Book Two opens with Rondeña, whose name alludes to the city of Ronda; however, the piece is only loosely inspired by the local music, and is memorable especially for its polyrhythmic patterns whereby tempi in 3/4 and 6/8 intertwine in complex hemiolas. This particular rhythmic element is found also in the following piece, Almería, evoking an Andalusian city bound to Albeniz’s family history. Here touches of cante jondo are found: a typical expression of the land, and a profoundly impressive musical manifestation. A link with the gipsy tradition is shared also by the concluding piece, Triana, after the name of a quarter of the city of Seville: the dominant influence here is that of the flamenco, whose stages and constituting elements are carefully evoked.
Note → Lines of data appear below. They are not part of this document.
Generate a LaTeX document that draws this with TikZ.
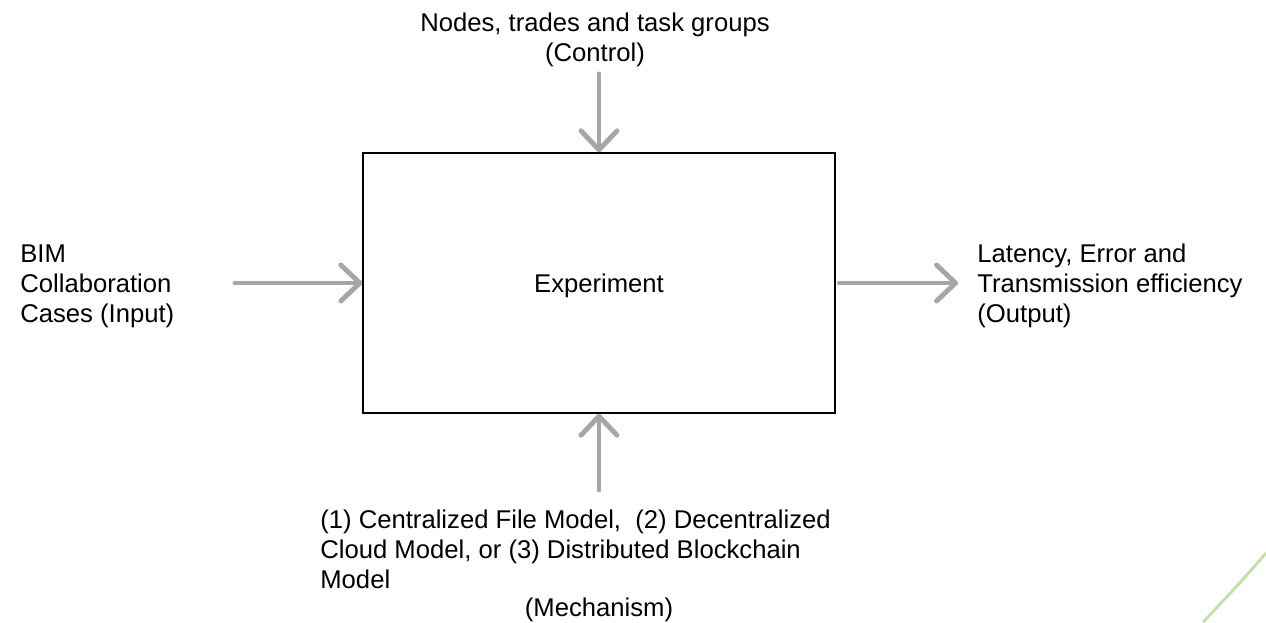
\documentclass[tikz,border=0pt]{standalone}
\usepackage{fontspec}
\setmainfont{Liberation Sans}
\usetikzlibrary{arrows.meta,positioning,calc}
\definecolor{arrowgray}{RGB}{166,166,166}
\definecolor{slidegreen}{RGB}{192,226,160}

\begin{document}
\begin{tikzpicture}[x=0.02cm, y=-0.02cm]
\tikzstyle{label}=[inner sep=0pt, font=\fontsize{14.6}{17.1}\selectfont]
\tikzstyle{process}=[rectangle, draw=black, line width=0.85pt, minimum width=9.44cm, minimum height=5.2cm, inner sep=0pt]
\tikzstyle{connect}=[draw=arrowgray, line width=2.8pt, line cap=round, -{Straight Barb[length=0.38cm, width=0.72cm, line cap=round, line join=round]}]

  \useasboundingbox (0,0) rectangle (1266,622);

  % box and its four labels
  \node[process] (exp) at (599,283) {};
  \node[label] (expname) at (599,286) {Experiment};

  \node[label, align=center] (control) at (595,40) {Nodes, trades and task groups\\(Control)};
  \node[label, align=left, anchor=west] (input) at (20,286) {BIM\\Collaboration\\Cases (Input)};
  \node[label, align=left, anchor=west] (output) at (977,286) {Latency, Error and\\Transmission efficiency\\(Output)};
  \node[label, align=left, anchor=west] (mech) at (320,549) {(1) Centralized File Model,\ \ (2) Decentralized\\Cloud Model, or (3) Distributed Blockchain\\Model};
  \node[label] (mechname) at (599,610) {(Mechanism)};

  % free ends of the arrows
  \coordinate (ctail) at (599,74);
  \coordinate (itail) at (235,283);
  \coordinate (otail) at (958,283);
  \coordinate (mtail) at (599,490);

  \draw[connect] (ctail) -- (exp.north);
  \draw[connect] (itail) -- (exp.west);
  \draw[connect, shorten <=2pt] (exp.east) -- (otail);
  \draw[connect] (mtail) -- (exp.south);

  % slide decoration
  \draw[slidegreen, line width=1.6pt] (1203,622) .. controls (1228,596) and (1248,574) .. (1266,553);

\end{tikzpicture}
\end{document}
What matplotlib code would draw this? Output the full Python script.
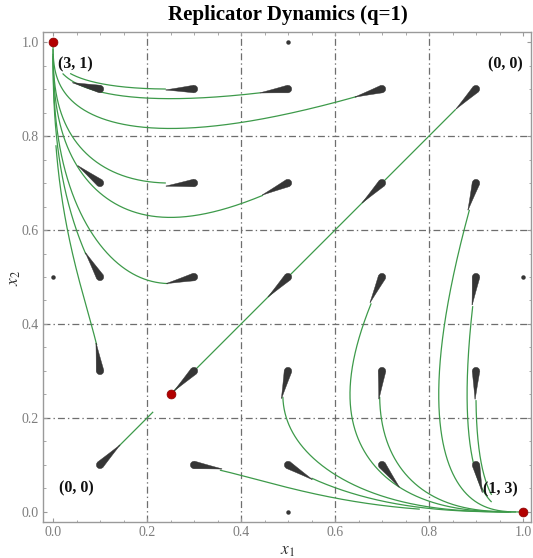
import numpy as np
import matplotlib
matplotlib.use("Agg")
import matplotlib.pyplot as plt
from matplotlib.patches import Polygon

plt.rcParams["lines.scale_dashes"] = False
plt.rcParams["mathtext.fontset"] = "stix"

# ---- data ----
# payoffs (row: player-1 strategy, column: player-2 strategy), from the corner labels
payoff_p1 = [[0, 1], [3, 0]]
payoff_p2 = [[0, 3], [1, 0]]

# vector-field sample points
grid_vals = [0.1, 0.3, 0.5, 0.7, 0.9]
edge_dot_x = [0.0, 0.5, 1.0, 0.5]
edge_dot_y = [0.5, 1.0, 0.5, 0.0]

# rest points shown in red
eq_x = [0.0, 1.0, 0.25]
eq_y = [1.0, 0.0, 0.25]

# stream lines: seed point, coordinate used to stop, stop value
stream_x0 = [0.240, 0.441, 0.646, 0.240, 0.447, 0.070, 0.245, 0.093,
             0.886, 0.677, 0.893, 0.489, 0.695, 0.900, 0.355, 0.550,
             0.857, 0.139]
stream_y0 = [0.900, 0.892, 0.884, 0.700, 0.674, 0.548, 0.486, 0.355,
             0.643, 0.444, 0.438, 0.245, 0.245, 0.238, 0.089, 0.072,
             0.857, 0.139]
stream_axis = ["y", "y", "y", "y", "y", "y", "y", "y",
               "x", "x", "x", "x", "x", "x", "x", "x",
               "x", "x"]
stream_stop = [0.933, 0.933, 0.966, 0.970, 0.998, 0.975, 0.985, 0.780,
               0.966, 0.998, 0.933, 0.985, 0.970, 0.933, 0.780, 0.975,
               0.255, 0.213]

corner_text = ["(3, 1)", "(0, 0)", "(1, 3)", "(0, 0)"]
corner_x = [0.048, 0.962, 0.952, 0.049]
corner_y = [0.953, 0.953, 0.047, 0.051]

xticks = [0.0, 0.2, 0.4, 0.6, 0.8, 1.0]
tick_labels = ["0.0", "0.2", "0.4", "0.6", "0.8", "1.0"]
grid_lines = [0.2, 0.4, 0.6, 0.8]


def field(x1, x2):
    f1a = payoff_p1[0][0] * x2 + payoff_p1[0][1] * (1 - x2)
    f1b = payoff_p1[1][0] * x2 + payoff_p1[1][1] * (1 - x2)
    f2a = payoff_p2[0][0] * x1 + payoff_p2[1][0] * (1 - x1)
    f2b = payoff_p2[0][1] * x1 + payoff_p2[1][1] * (1 - x1)
    return np.array([x1 * (1 - x1) * (f1a - f1b), x2 * (1 - x2) * (f2a - f2b)])


def integrate(x0, y0, axis, stop, dt=0.004, nmax=200000):
    p = np.array([x0, y0], float)
    idx = 0 if axis == "x" else 1
    s0 = np.sign(stop - p[idx])
    pts = [p.copy()]
    for _ in range(nmax):
        k1 = field(*p)
        k2 = field(*(p + 0.5 * dt * k1))
        k3 = field(*(p + 0.5 * dt * k2))
        k4 = field(*(p + dt * k3))
        p = p + dt / 6 * (k1 + 2 * k2 + 2 * k3 + k4)
        pts.append(p.copy())
        if np.sign(stop - p[idx]) != s0:
            break
    return np.array(pts)


fig = plt.figure(figsize=(5.33, 5.58), dpi=100)
ax = fig.add_axes([42.7 / 533, 1 - 522.3 / 558, 488.3 / 533, 490.6 / 558])
ax.set_xlim(-0.022, 1.017)
ax.set_ylim(-0.022, 1.022)

gcol = "#6e6e6e"
dash = (0, (5.0, 2.2, 1.0, 2.2))
for g in grid_lines:
    ax.axvline(g, color=gcol, lw=0.9, ls=dash, zorder=1)
    ax.axhline(g, color=gcol, lw=0.9, ls=dash, zorder=1)

green = "#3d9a4a"
for x0, y0, a, s in zip(stream_x0, stream_y0, stream_axis, stream_stop):
    tr = integrate(x0, y0, a, s)
    ax.plot(tr[:, 0], tr[:, 1], color=green, lw=0.9, zorder=2, solid_capstyle="butt")

# teardrop arrows
L = 0.06
r = 0.0078
dark = "#353535"
for gx in grid_vals:
    for gy in grid_vals:
        v = field(gx, gy)
        d = v / np.hypot(*v)
        n = np.array([-d[1], d[0]])
        p = np.array([gx, gy])
        th = np.linspace(np.pi / 2, 3 * np.pi / 2, 20)
        back = [p + r * (np.cos(t) * d + np.sin(t) * n) for t in th]
        ss = np.linspace(0, L, 30)
        w = r * (1 - ss / L) ** 1.1 + 0.0004
        right = [p + s * d - wi * n for s, wi in zip(ss, w)]
        left = [p + s * d + wi * n for s, wi in zip(ss[::-1], w[::-1])]
        poly = np.array(back + right + left)
        ax.add_patch(Polygon(poly, closed=True, facecolor=dark, edgecolor=dark,
                             lw=0.3, zorder=3))

ax.plot(edge_dot_x, edge_dot_y, "o", color=dark, ms=3.2, mew=0, zorder=3, clip_on=False)
ax.plot(eq_x, eq_y, "o", color="#b20000", ms=6.4, mec="#8a0000", mew=0.5,
        zorder=6, clip_on=False)

for t, x, y in zip(corner_text, corner_x, corner_y):
    ax.text(x, y, t, ha="center", va="center", fontsize=11.5, fontweight="bold",
            family="Liberation Serif", color="#111111", zorder=7)

# frame and ticks
for sp in ax.spines.values():
    sp.set_color("#9a9a9a")
    sp.set_linewidth(1.0)
ax.set_xticks(xticks)
ax.set_yticks(xticks)
ax.set_xticklabels(tick_labels)
ax.set_yticklabels(tick_labels)
ax.set_xticks(np.arange(0, 1.0001, 0.05), minor=True)
ax.set_yticks(np.arange(0, 1.0001, 0.05), minor=True)
ax.tick_params(which="both", direction="in", top=True, right=True, color="#9a9a9a")
ax.tick_params(which="major", length=3.0, width=0.8, labelsize=10, labelcolor="#7d7d7d", pad=3)
ax.tick_params(which="minor", length=1.8, width=0.6)
for lab in ax.get_xticklabels() + ax.get_yticklabels():
    lab.set_family("Liberation Serif")

fig.text(287.5 / 533, 1 - 15 / 558, "Replicator Dynamics (q=1)", ha="center", va="center",
         fontsize=15, fontweight="bold", family="Liberation Serif")
fig.text(288 / 533, 1 - 550 / 558, "$x_1$", ha="center", va="center", fontsize=12.5, color="#333333")
fig.text(14 / 533, 1 - 278 / 558, "$x_2$", ha="center", va="center", fontsize=12.5,
         rotation=90, color="#333333")

fig.savefig("out.png", dpi=100)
Albeniz’s example was followed, roughly ten years later, by another Spanish musician who had made himself known in France, i.e. Manuel De Falla. If Iberia was the Latin name for Spain, Bætia was that for Andalusia; and if Albeniz had conceived Iberia for Malats, the Fantasia Bætica was tailored upon the figure of legendary pianist Artur Rubinstein. The dedicatee, however, abandoned the piece after premiering it, finding it to be longish and non-idiomatic for the piano. This demonstrates that even genius pianists may occasionally fail to see the beauty of a piece: this work by De Falla almost miraculously blends musical influences from a variety of provenances (including gypsy, Sephardic, Indian and Andalusian) while reworking them in the unique idiom of his own.
A still different approach to the musical heritage of his homeland is that found in the Cançons i danses by Federico Mompou, a Catalan composer and pianist. Similar to Iberia, the collective title indicates a group of fifteen pieces showing a unified conception, but also a remarkable independence. (Indeed, in this case, two pieces are not even written for the piano, and therefore a complete performance by a single musician is normally impossible). The fifteen pieces are actually fifteen pairs, consisting of a slow Cançó (song) and a lively Dansa (dance); in most cases, Mompou employs as the pieces’ building blocks some original and clearly identifiable folk tunes from the Catalan heritage. No. 6, included in the selection recorded here, was dedicated to Artur Rubinstein, the dedicatee of De Falla’s Fantasia, while another great pianist, Arturo Benedetti Michelangeli, used to play it frequently as an encore.
Together, these works by Albeniz, De Falla and Mompou constitute a powerful fresco, suggesting the moods, influences, styles and impressions of a unique land, with a unique musical story and heritage, and with a unique personality which constantly fascinates and charms all those who encounter its music.